# Start of Recorded data
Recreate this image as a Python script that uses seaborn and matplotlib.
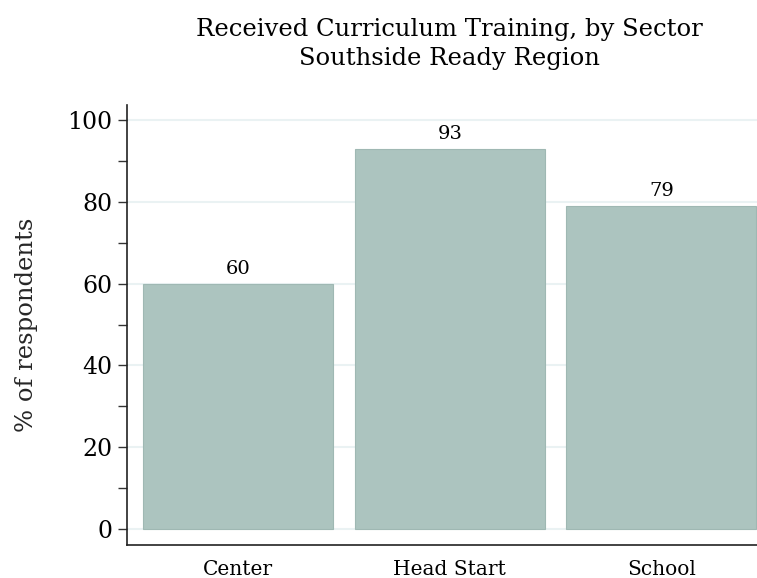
import matplotlib.pyplot as plt
from matplotlib.ticker import MultipleLocator
import pandas as pd
import seaborn as sns

sectors = ['Center', 'Head Start', 'School']
pct_trained = [60, 93, 79]

df = pd.DataFrame({'sector': sectors, 'pct': pct_trained})

sns.set_style('white')
plt.rcParams['font.family'] = ['DejaVu Serif']
plt.rcParams['text.color'] = 'black'
plt.rcParams['xtick.color'] = 'black'
plt.rcParams['ytick.color'] = 'black'

fig = plt.figure(figsize=(7.57, 5.78), dpi=100)
# axes runs a bit past the right edge, like the cropped original
ax = fig.add_axes([127 / 757, 1 - 545 / 578, (772.5 - 127) / 757, (545 - 105) / 578])

sns.barplot(data=df, x='sector', y='pct', color='#acc4bf', saturation=1,
            width=0.898, edgecolor='#9fb8b3', linewidth=0.8, ax=ax, zorder=3)

ax.bar_label(ax.containers[0], fmt='%d', padding=4, fontsize=14)

ax.set_xlim(-0.525, 2.525)
ax.set_ylim(-3.9, 103.7)
ax.yaxis.set_major_locator(MultipleLocator(20))
ax.yaxis.set_minor_locator(MultipleLocator(10))
ax.grid(axis='y', which='major', color='#eaf2f3', linewidth=1.5, zorder=0)
ax.set_axisbelow(True)

ax.tick_params(axis='y', which='both', left=True, length=6.5, width=1, color='#333333',
               labelsize=17, pad=4)
ax.tick_params(axis='x', bottom=False, labelsize=14.5, pad=7)

ax.set_xlabel('')
ax.set_ylabel('% of respondents', fontsize=17.5, labelpad=21)

for side in ['top', 'right']:
    ax.spines[side].set_visible(False)
for side in ['left', 'bottom']:
    ax.spines[side].set_color('#222222')
    ax.spines[side].set_linewidth(1.2)

ax.set_title('Received Curriculum Training, by Sector\nSouthside Ready Region',
             fontsize=17.5, pad=29, linespacing=1.3)

fig.savefig('out.png', dpi=100)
# End of Recorded data
Prompt: Images in the data above are to be skipped. Retype all other material exactly.

The reply:
Recreate this image as a Python script that uses seaborn and matplotlib.
import matplotlib.pyplot as plt
from matplotlib.ticker import MultipleLocator
import pandas as pd
import seaborn as sns

sectors = ['Center', 'Head Start', 'School']
pct_trained = [60, 93, 79]

df = pd.DataFrame({'sector': sectors, 'pct': pct_trained})

sns.set_style('white')
plt.rcParams['font.family'] = ['DejaVu Serif']
plt.rcParams['text.color'] = 'black'
plt.rcParams['xtick.color'] = 'black'
plt.rcParams['ytick.color'] = 'black'

fig = plt.figure(figsize=(7.57, 5.78), dpi=100)
# axes runs a bit past the right edge, like the cropped original
ax = fig.add_axes([127 / 757, 1 - 545 / 578, (772.5 - 127) / 757, (545 - 105) / 578])

sns.barplot(data=df, x='sector', y='pct', color='#acc4bf', saturation=1,
            width=0.898, edgecolor='#9fb8b3', linewidth=0.8, ax=ax, zorder=3)

ax.bar_label(ax.containers[0], fmt='%d', padding=4, fontsize=14)

ax.set_xlim(-0.525, 2.525)
ax.set_ylim(-3.9, 103.7)
ax.yaxis.set_major_locator(MultipleLocator(20))
ax.yaxis.set_minor_locator(MultipleLocator(10))
ax.grid(axis='y', which='major', color='#eaf2f3', linewidth=1.5, zorder=0)
ax.set_axisbelow(True)

ax.tick_params(axis='y', which='both', left=True, length=6.5, width=1, color='#333333',
               labelsize=17, pad=4)
ax.tick_params(axis='x', bottom=False, labelsize=14.5, pad=7)

ax.set_xlabel('')
ax.set_ylabel('% of respondents', fontsize=17.5, labelpad=21)

for side in ['top', 'right']:
    ax.spines[side].set_visible(False)
for side in ['left', 'bottom']:
    ax.spines[side].set_color('#222222')
    ax.spines[side].set_linewidth(1.2)

ax.set_title('Received Curriculum Training, by Sector\nSouthside Ready Region',
             fontsize=17.5, pad=29, linespacing=1.3)

fig.savefig('out.png', dpi=100)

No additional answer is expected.